Periodicamente, milhares de americanos que não são de nenhuma classe social ou região particular, e que não tem nenhum objetivo explícito, se juntam no que Jason Frank, cientista político de Cornell, chama de “movimento constituinte”. O mais recente foi durante a Grande Depressão, quando miséria e indignação se uniram em uma onda de confrontos e manifestações, alguns deles muito mais parecidos com um tropel específica do que Ocupe Wall Street. Eles não tinham nenhuma carta específica de reivindicações, mas eles queriam reconhecimento e uma mudança radical nas relações entre o governo, o povo e as corporações.

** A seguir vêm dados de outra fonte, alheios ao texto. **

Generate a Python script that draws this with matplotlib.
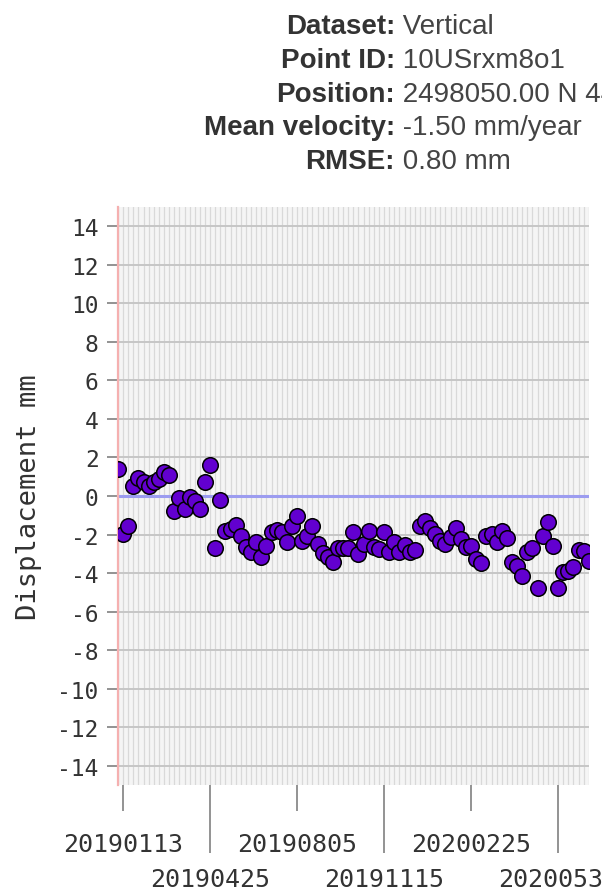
# Displacement time series for one point (vertical dataset)
import matplotlib.pyplot as plt
import numpy as np

plt.rcParams['axes.unicode_minus'] = False

# acquisition dates, one per point
dates = [
    '20190107', '20190113', '20190119', '20190125', '20190131', '20190206',
    '20190212', '20190218', '20190224', '20190302', '20190308', '20190314',
    '20190320', '20190326', '20190401', '20190407', '20190413', '20190419',
    '20190425', '20190501', '20190507', '20190513', '20190519', '20190525',
    '20190531', '20190606', '20190612', '20190618', '20190624', '20190630',
    '20190706', '20190712', '20190718', '20190724', '20190730', '20190805',
    '20190811', '20190817', '20190823', '20190829', '20190904', '20190910',
    '20190916', '20190922', '20190928', '20191004', '20191010', '20191016',
    '20191022', '20191028', '20191103', '20191109', '20191115', '20191121',
    '20191127', '20191203', '20191209', '20191215', '20191221', '20191227',
    '20200102', '20200108', '20200114', '20200120', '20200126', '20200201',
    '20200207', '20200213', '20200219', '20200225', '20200302', '20200308',
    '20200314', '20200320', '20200326', '20200401', '20200407', '20200413',
    '20200419', '20200425', '20200501', '20200507', '20200513', '20200519',
    '20200525', '20200528', '20200531', '20200606', '20200612', '20200618',
    '20200624', '20200630', '20200706',
]

# displacement in mm
displacement = [
    1.40, -1.97, -1.56, 0.52, 0.93, 0.73, 0.52, 0.73, 0.88, 1.25,
    1.09, -0.78, -0.10, -0.68, -0.05, -0.26, -0.68, 0.73, 1.61, -2.70,
    -0.20, -1.82, -1.72, -1.50, -2.08, -2.65, -2.91, -2.39, -3.17, -2.60,
    -1.87, -1.77, -1.87, -2.39, -1.56, -1.04, -2.33, -2.08, -1.56, -2.50,
    -2.96, -3.17, -3.43, -2.70, -2.70, -2.70, -1.87, -3.01, -2.50, -1.82,
    -2.65, -2.75, -1.87, -2.91, -2.39, -2.91, -2.55, -2.91, -2.80, -1.56,
    -1.30, -1.66, -1.97, -2.33, -2.50, -2.13, -1.66, -2.23, -2.65, -2.60,
    -3.27, -3.48, -2.08, -1.97, -2.39, -1.82, -2.18, -3.43, -3.63, -4.15,
    -2.91, -2.70, -4.78, -2.08, -1.35, -2.60, -4.78, -3.95, -3.90, -3.68,
    -2.80, -2.85, -3.38,
]

# labelled dates: first row / second row
top_labels = ['20190113', '20190805', '20200225']
bottom_labels = ['20190425', '20191115', '20200531']

header_keys = ['Dataset:', 'Point ID:', 'Position:', 'Mean velocity:', 'RMSE:']
header_values = ['Vertical', '10USrxm8o1', '2498050.00 N 4491250.00 E',
                 '-1.50 mm/year', '0.80 mm']


def plot_series():
    fig = plt.figure(figsize=(6.02, 8.95), dpi=100)
    ax = fig.add_axes([0.196, 0.1218, 0.782, 0.6458])
    ax.set_facecolor('#f5f5f5')

    x = np.arange(len(dates))

    # one faint vertical line per acquisition
    for xi in x:
        ax.axvline(xi, color='#d9d9d9', lw=0.9, zorder=0)
    for yv in range(-14, 15, 2):
        ax.axhline(yv, color='#c6c6c6', lw=1.4, zorder=1)
    ax.axhline(0, color='#9c9cf0', lw=2.2, zorder=2)

    ax.scatter(x, displacement, s=125, color='#6200d0', edgecolors='black',
               linewidths=1.1, zorder=3)

    ax.set_xlim(0, 92)
    ax.set_ylim(-15, 15)
    ax.set_yticks(range(-14, 15, 2))

    for side in ['top', 'right', 'bottom']:
        ax.spines[side].set_visible(False)
    ax.spines['left'].set_color('#f5b0b0')
    ax.spines['left'].set_linewidth(1.6)

    mono = 'DejaVu Sans Mono'
    ax.set_xticks([dates.index(d) for d in top_labels])
    ax.set_xticklabels(top_labels, fontfamily=mono, fontsize=18, color='#333333')
    ax.set_xticks([dates.index(d) for d in bottom_labels], minor=True)
    ax.set_xticklabels(bottom_labels, minor=True, fontfamily=mono,
                       fontsize=18, color='#333333')
    ax.tick_params(axis='x', which='major', length=19, width=1.3,
                   color='#8a8a8a', pad=15)
    ax.tick_params(axis='x', which='minor', length=49, width=1.3,
                   color='#8a8a8a', pad=10)
    ax.tick_params(axis='y', length=8, width=1.3, color='#8a8a8a', pad=6,
                   labelsize=16.5, labelcolor='#333333')
    for lab in ax.get_yticklabels():
        lab.set_fontfamily(mono)

    ax.set_ylabel('Displacement mm', fontfamily=mono, fontsize=19.5,
                  color='#333333', labelpad=11)

    # header lines, keys right-aligned at the colon
    y_pos = [27, 61, 95, 128, 162]
    for key, val, yp in zip(header_keys, header_values, y_pos):
        fy = 1 - yp / 895
        fig.text(0.656, fy, key, ha='right', va='center', fontsize=20,
                 fontweight='bold', fontfamily='Liberation Sans', color='#333333')
        fig.text(0.656, fy, ' ' + val, ha='left', va='center', fontsize=20,
                 fontfamily='Liberation Sans', color='#444444')

    fig.savefig('out.png', dpi=100)


if __name__ == "__main__":
    plot_series()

Os paralelos entre os anos 1930 e hoje são surpreendentes. A economia atingiu níveis históricos de desemprego e miséria. A crise econômica é, de novo, global, forças do obscurantismo e da reação estão em movimento (pense na legislação anti-imigrantes que passou recentemente no Arizona e no Alabama), e formadores de opinião estão exigindo severas reduções de gastos. A Suprema Corte, que nos 30 não estava ciente de que as doutrinas judiciais do século XIX eram definitivamente inadequadas para os problemas econômicos do começo do século XX, hoje volta para uma doutrina de originalidade, que busca ir ainda mais no passado – agora para o século XVIII.

Mas a energia que se acumula por trás do Ocupe Wall Street pode muito bem não resultar em outro New Deal. Talvez nenhum “movimento constituinte” resulte dele – durante a Depressão, o desemprego atingiu 25%, hoje ele é de 9,1%. Nessa época, os EUA tinham um presidente, Franklin Roosevelt, que disse sobre os plutocratas que se opuseram às suas políticas e o odiavam politicamente: “Congratulo-me com seu ódio!”. Como os manifestantes do Ocupe Wall Street hoje, ele falou de “governo por dinheiro organizado” e das “forças do egoísmo desejo por poder”. A resposta foi elétrica, e Roosevelt foi reeleito por uma maioria mais significante do que nas eleições anteriores. A diferença desta vez é que a Casa Branca e o Partido Democrata não oferecem nenhuma liderança para a raiva incipiente que Ocupe Wall Street reflete. Na sua coletiva de imprensa na semana passada, depois de deixar claro que ele entende a raiva dos manifestantes, o presidente Barack Obama foi rápido ao assegurar ao setor financeiro o seu suporte contínuo.